• PROBLEM DETAILS
Your task is to transcribe all of the data below exactly, omitting the images.

◆ ◆ ◆

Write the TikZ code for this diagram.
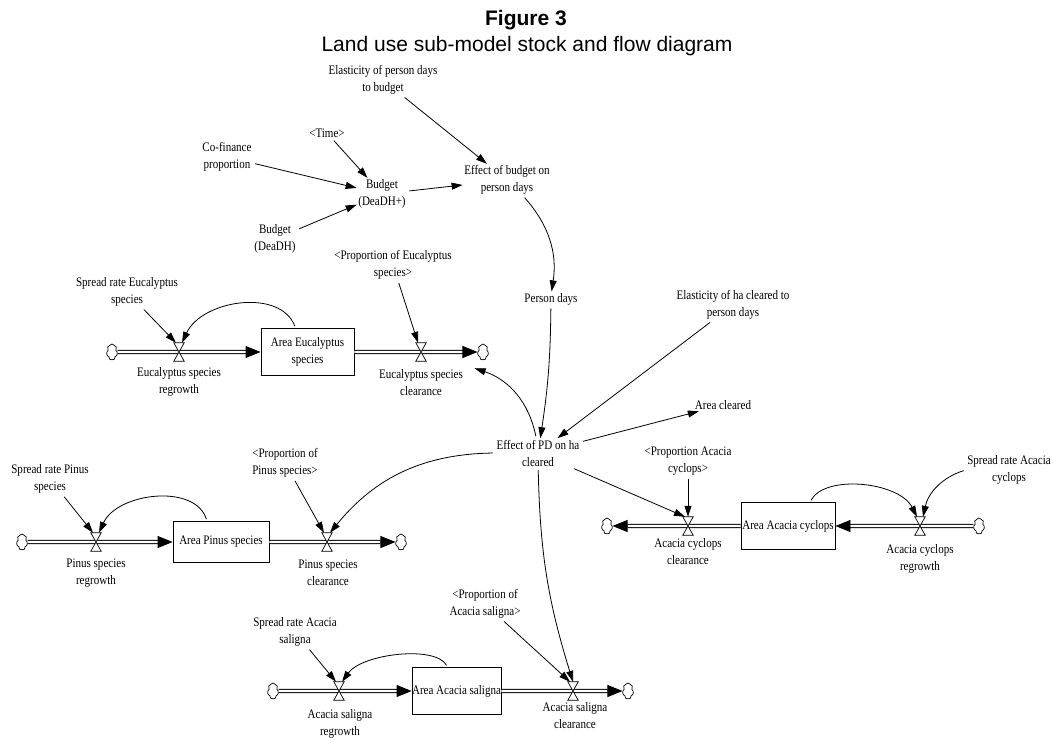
\documentclass[tikz,border=0pt]{standalone}
\usepackage{fontspec}
\setmainfont{Liberation Serif}
\newfontfamily\labfont[FakeStretch=0.85]{Liberation Serif}
\newfontfamily\headfont{Liberation Sans}
\usetikzlibrary{arrows.meta,shapes.symbols}

\begin{document}
\begin{tikzpicture}[x=1pt,y=-1pt,
  var/.style={font=\labfont\fontsize{13}{17}\selectfont, align=center, inner sep=1.5pt},
  stock/.style={var, draw, line width=0.9pt, inner sep=0pt},
  valvenode/.style={inner sep=0pt, minimum width=10pt, minimum height=18pt},
  valveline/.style={line width=0.7pt, fill=white},
  sink/.style={cloud, cloud puffs=7, cloud puff arc=120, aspect=0.7, draw, line width=0.7pt,
    minimum width=11pt, minimum height=16pt, inner sep=0pt},
  pipe/.style={draw, line width=0.9pt, double=white, double distance=2.4pt,
    -{Triangle[length=15pt,width=12pt]}},
  infolink/.style={line width=0.8pt, -{Triangle[length=11pt,width=7pt]}, shorten <=2pt},
]
\useasboundingbox (0,0) rectangle (1054,738);

% title
\node[font=\headfont\bfseries\fontsize{21}{25}\selectfont, anchor=base] (fig) at (526,26) {Figure 3};
\node[font=\headfont\fontsize{21}{25}\selectfont, anchor=base] (sub) at (527,52) {Land use sub-model stock and flow diagram};

% budget and effort variables
\node[var] (elpd) at (383,80) {Elasticity of person days\\to budget};
\node[var] (time) at (327,133) {\textless Time\textgreater};
\node[var] (cofin) at (227,157) {Co-finance\\proportion};
\node[var] (budp) at (382,194) {Budget\\(DeaDH+)};
\node[var] (bud) at (275,239) {Budget\\(DeaDH)};
\node[var] (ebpd) at (507,180) {Effect of budget on\\person days};
\node[var] (pd) at (551,299) {Person days};
\node[var] (elha) at (733,305) {Elasticity of ha cleared to\\person days};
\node[var] (arc) at (723,405) {Area cleared};
\node[var] (epd) at (538,453) {Effect of PD on ha\\cleared};

% Eucalyptus chain
\node[sink] (cE1) at (112,352) {};
\node[valvenode] (vE1) at (179,352) {};
\node[stock, minimum width=93pt, minimum height=47pt] (sE) at (307.5,352) {Area Eucalyptus\\species};
\node[valvenode] (vE2) at (421,352) {};
\node[sink] (cE2) at (483,352) {};
\node[var] (rE) at (179,382) {Eucalyptus species\\regrowth};
\node[var] (clE) at (421,383) {Eucalyptus species\\clearance};
\node[var] (spE) at (127,292) {Spread rate Eucalyptus\\species};
\node[var] (propE) at (393,265) {\textless Proportion of Eucalyptus\\species\textgreater};

% Pinus chain
\node[sink] (cP1) at (22,542) {};
\node[valvenode] (vP1) at (96,542) {};
\node[stock, minimum width=96pt, minimum height=41pt] (sP) at (221,542) {Area Pinus species};
\node[valvenode] (vP2) at (327,542) {};
\node[sink] (cP2) at (401,542) {};
\node[var] (rP) at (96,573) {Pinus species\\regrowth};
\node[var] (clP) at (328,573) {Pinus species\\clearance};
\node[var] (spP) at (50,479) {Spread rate Pinus\\species};
\node[var] (propP) at (285,463) {\textless Proportion of\\Pinus species\textgreater};

% Acacia cyclops chain
\node[sink] (cC1) at (607,526) {};
\node[valvenode] (vC1) at (688,526) {};
\node[stock, minimum width=94pt, minimum height=47pt] (sC) at (788,526) {Area Acacia cyclops};
\node[valvenode] (vC2) at (920,526) {};
\node[sink] (cC2) at (979,526) {};
\node[var] (clC) at (688,552) {Acacia cyclops\\clearance};
\node[var] (rC) at (920,559) {Acacia cyclops\\regrowth};
\node[var] (spC) at (1009,470) {Spread rate Acacia\\cyclops};
\node[var] (propC) at (688,461) {\textless Proportion Acacia\\cyclops\textgreater};

% Acacia saligna chain
\node[sink] (cS1) at (273,691) {};
\node[valvenode] (vS1) at (339,691) {};
\node[stock, minimum width=83pt, minimum height=47pt] (sS) at (456.5,691) {Area Acacia saligna};
\node[valvenode] (vS2) at (573,691) {};
\node[sink] (cS2) at (628,691) {};
\node[var] (rS) at (340,724) {Acacia saligna\\regrowth};
\node[var] (clS) at (575,716) {Acacia saligna\\clearance};
\node[var] (spS) at (295,632) {Spread rate Acacia\\saligna};
\node[var] (propS) at (485,604) {\textless Proportion of\\Acacia saligna\textgreater};

% material flows
\draw[pipe] (cE1) -- (sE);
\draw[pipe] (sE) -- (cE2);
\draw[pipe] (cP1) -- (sP);
\draw[pipe] (sP) -- (cP2);
\draw[pipe] (cC2) -- (sC);
\draw[pipe] (sC) -- (cC1);
\draw[pipe] (cS1) -- (sS);
\draw[pipe] (sS) -- (cS2);

% valves
\foreach \v in {vE1,vE2,vP1,vP2,vC1,vC2,vS1,vS2}
  \draw[valveline] (\v.north west) -- (\v.north east) -- (\v.south west) -- (\v.south east) -- cycle;

% budget links
\draw[infolink] (elpd) -- (ebpd);
\draw[infolink] (time) -- (budp);
\draw[infolink] (cofin) -- (budp);
\draw[infolink] (bud) -- (budp);
\draw[infolink] (budp) -- (ebpd);
\draw[infolink] (ebpd) to[bend left=25] (pd);
\draw[infolink] (pd) to[bend left=4] (epd);
\draw[infolink] (elha) -- (epd);
\draw[infolink] (epd) -- (arc);

% effort to clearance
\draw[infolink] (epd) to[bend right=30] ([xshift=10pt]clE.north east);
\draw[infolink] (epd.west) to[bend right=25] ([xshift=3pt]vP2.north);
\draw[infolink] (epd) -- ([xshift=-3pt]vC1.north);
\draw[infolink] (epd) to[bend right=8] (vS2.north);

% proportions
\draw[infolink] (propE) -- ([xshift=-3pt]vE2.north);
\draw[infolink] (propP) -- ([xshift=-3pt]vP2.north);
\draw[infolink] (propC) -- (vC1.north);
\draw[infolink] (propS) -- ([xshift=-3pt]vS2.north);

% spread rates
\draw[infolink] (spE) -- ([xshift=-3pt]vE1.north);
\draw[infolink] (spP) -- ([xshift=-3pt]vP1.north);
\draw[infolink] (spS) -- ([xshift=-3pt]vS1.north);
\draw[infolink] (spC.west) to[bend right=30] ([xshift=3pt]vC2.north);

% stock feedback to regrowth
\draw[infolink] ([xshift=-12pt]sE.north) .. controls +(-15,-40) and +(20,-43) .. ([xshift=3pt]vE1.north);
\draw[infolink] ([xshift=-14pt]sP.north) .. controls +(-12,-38) and +(18,-40) .. ([xshift=3pt]vP1.north);
\draw[infolink] ([xshift=-9pt]sS.north) .. controls +(-12,-22) and +(20,-28) .. ([xshift=3pt]vS1.north);
\draw[infolink] ([xshift=22pt]sC.north) .. controls +(15,-28) and +(-18,-35) .. ([xshift=-3pt]vC2.north);
\end{tikzpicture}
\end{document}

◆ ◆ ◆

• TASK OUTPUT
Write the TikZ code for this diagram.
\documentclass[tikz,border=0pt]{standalone}
\usepackage{fontspec}
\setmainfont{Liberation Serif}
\newfontfamily\labfont[FakeStretch=0.85]{Liberation Serif}
\newfontfamily\headfont{Liberation Sans}
\usetikzlibrary{arrows.meta,shapes.symbols}

\begin{document}
\begin{tikzpicture}[x=1pt,y=-1pt,
  var/.style={font=\labfont\fontsize{13}{17}\selectfont, align=center, inner sep=1.5pt},
  stock/.style={var, draw, line width=0.9pt, inner sep=0pt},
  valvenode/.style={inner sep=0pt, minimum width=10pt, minimum height=18pt},
  valveline/.style={line width=0.7pt, fill=white},
  sink/.style={cloud, cloud puffs=7, cloud puff arc=120, aspect=0.7, draw, line width=0.7pt,
    minimum width=11pt, minimum height=16pt, inner sep=0pt},
  pipe/.style={draw, line width=0.9pt, double=white, double distance=2.4pt,
    -{Triangle[length=15pt,width=12pt]}},
  infolink/.style={line width=0.8pt, -{Triangle[length=11pt,width=7pt]}, shorten <=2pt},
]
\useasboundingbox (0,0) rectangle (1054,738);

% title
\node[font=\headfont\bfseries\fontsize{21}{25}\selectfont, anchor=base] (fig) at (526,26) {Figure 3};
\node[font=\headfont\fontsize{21}{25}\selectfont, anchor=base] (sub) at (527,52) {Land use sub-model stock and flow diagram};

% budget and effort variables
\node[var] (elpd) at (383,80) {Elasticity of person days\\to budget};
\node[var] (time) at (327,133) {\textless Time\textgreater};
\node[var] (cofin) at (227,157) {Co-finance\\proportion};
\node[var] (budp) at (382,194) {Budget\\(DeaDH+)};
\node[var] (bud) at (275,239) {Budget\\(DeaDH)};
\node[var] (ebpd) at (507,180) {Effect of budget on\\person days};
\node[var] (pd) at (551,299) {Person days};
\node[var] (elha) at (733,305) {Elasticity of ha cleared to\\person days};
\node[var] (arc) at (723,405) {Area cleared};
\node[var] (epd) at (538,453) {Effect of PD on ha\\cleared};

% Eucalyptus chain
\node[sink] (cE1) at (112,352) {};
\node[valvenode] (vE1) at (179,352) {};
\node[stock, minimum width=93pt, minimum height=47pt] (sE) at (307.5,352) {Area Eucalyptus\\species};
\node[valvenode] (vE2) at (421,352) {};
\node[sink] (cE2) at (483,352) {};
\node[var] (rE) at (179,382) {Eucalyptus species\\regrowth};
\node[var] (clE) at (421,383) {Eucalyptus species\\clearance};
\node[var] (spE) at (127,292) {Spread rate Eucalyptus\\species};
\node[var] (propE) at (393,265) {\textless Proportion of Eucalyptus\\species\textgreater};

% Pinus chain
\node[sink] (cP1) at (22,542) {};
\node[valvenode] (vP1) at (96,542) {};
\node[stock, minimum width=96pt, minimum height=41pt] (sP) at (221,542) {Area Pinus species};
\node[valvenode] (vP2) at (327,542) {};
\node[sink] (cP2) at (401,542) {};
\node[var] (rP) at (96,573) {Pinus species\\regrowth};
\node[var] (clP) at (328,573) {Pinus species\\clearance};
\node[var] (spP) at (50,479) {Spread rate Pinus\\species};
\node[var] (propP) at (285,463) {\textless Proportion of\\Pinus species\textgreater};

% Acacia cyclops chain
\node[sink] (cC1) at (607,526) {};
\node[valvenode] (vC1) at (688,526) {};
\node[stock, minimum width=94pt, minimum height=47pt] (sC) at (788,526) {Area Acacia cyclops};
\node[valvenode] (vC2) at (920,526) {};
\node[sink] (cC2) at (979,526) {};
\node[var] (clC) at (688,552) {Acacia cyclops\\clearance};
\node[var] (rC) at (920,559) {Acacia cyclops\\regrowth};
\node[var] (spC) at (1009,470) {Spread rate Acacia\\cyclops};
\node[var] (propC) at (688,461) {\textless Proportion Acacia\\cyclops\textgreater};

% Acacia saligna chain
\node[sink] (cS1) at (273,691) {};
\node[valvenode] (vS1) at (339,691) {};
\node[stock, minimum width=83pt, minimum height=47pt] (sS) at (456.5,691) {Area Acacia saligna};
\node[valvenode] (vS2) at (573,691) {};
\node[sink] (cS2) at (628,691) {};
\node[var] (rS) at (340,724) {Acacia saligna\\regrowth};
\node[var] (clS) at (575,716) {Acacia saligna\\clearance};
\node[var] (spS) at (295,632) {Spread rate Acacia\\saligna};
\node[var] (propS) at (485,604) {\textless Proportion of\\Acacia saligna\textgreater};

% material flows
\draw[pipe] (cE1) -- (sE);
\draw[pipe] (sE) -- (cE2);
\draw[pipe] (cP1) -- (sP);
\draw[pipe] (sP) -- (cP2);
\draw[pipe] (cC2) -- (sC);
\draw[pipe] (sC) -- (cC1);
\draw[pipe] (cS1) -- (sS);
\draw[pipe] (sS) -- (cS2);

% valves
\foreach \v in {vE1,vE2,vP1,vP2,vC1,vC2,vS1,vS2}
  \draw[valveline] (\v.north west) -- (\v.north east) -- (\v.south west) -- (\v.south east) -- cycle;

% budget links
\draw[infolink] (elpd) -- (ebpd);
\draw[infolink] (time) -- (budp);
\draw[infolink] (cofin) -- (budp);
\draw[infolink] (bud) -- (budp);
\draw[infolink] (budp) -- (ebpd);
\draw[infolink] (ebpd) to[bend left=25] (pd);
\draw[infolink] (pd) to[bend left=4] (epd);
\draw[infolink] (elha) -- (epd);
\draw[infolink] (epd) -- (arc);

% effort to clearance
\draw[infolink] (epd) to[bend right=30] ([xshift=10pt]clE.north east);
\draw[infolink] (epd.west) to[bend right=25] ([xshift=3pt]vP2.north);
\draw[infolink] (epd) -- ([xshift=-3pt]vC1.north);
\draw[infolink] (epd) to[bend right=8] (vS2.north);

% proportions
\draw[infolink] (propE) -- ([xshift=-3pt]vE2.north);
\draw[infolink] (propP) -- ([xshift=-3pt]vP2.north);
\draw[infolink] (propC) -- (vC1.north);
\draw[infolink] (propS) -- ([xshift=-3pt]vS2.north);

% spread rates
\draw[infolink] (spE) -- ([xshift=-3pt]vE1.north);
\draw[infolink] (spP) -- ([xshift=-3pt]vP1.north);
\draw[infolink] (spS) -- ([xshift=-3pt]vS1.north);
\draw[infolink] (spC.west) to[bend right=30] ([xshift=3pt]vC2.north);

% stock feedback to regrowth
\draw[infolink] ([xshift=-12pt]sE.north) .. controls +(-15,-40) and +(20,-43) .. ([xshift=3pt]vE1.north);
\draw[infolink] ([xshift=-14pt]sP.north) .. controls +(-12,-38) and +(18,-40) .. ([xshift=3pt]vP1.north);
\draw[infolink] ([xshift=-9pt]sS.north) .. controls +(-12,-22) and +(20,-28) .. ([xshift=3pt]vS1.north);
\draw[infolink] ([xshift=22pt]sC.north) .. controls +(15,-28) and +(-18,-35) .. ([xshift=-3pt]vC2.north);
\end{tikzpicture}
\end{document}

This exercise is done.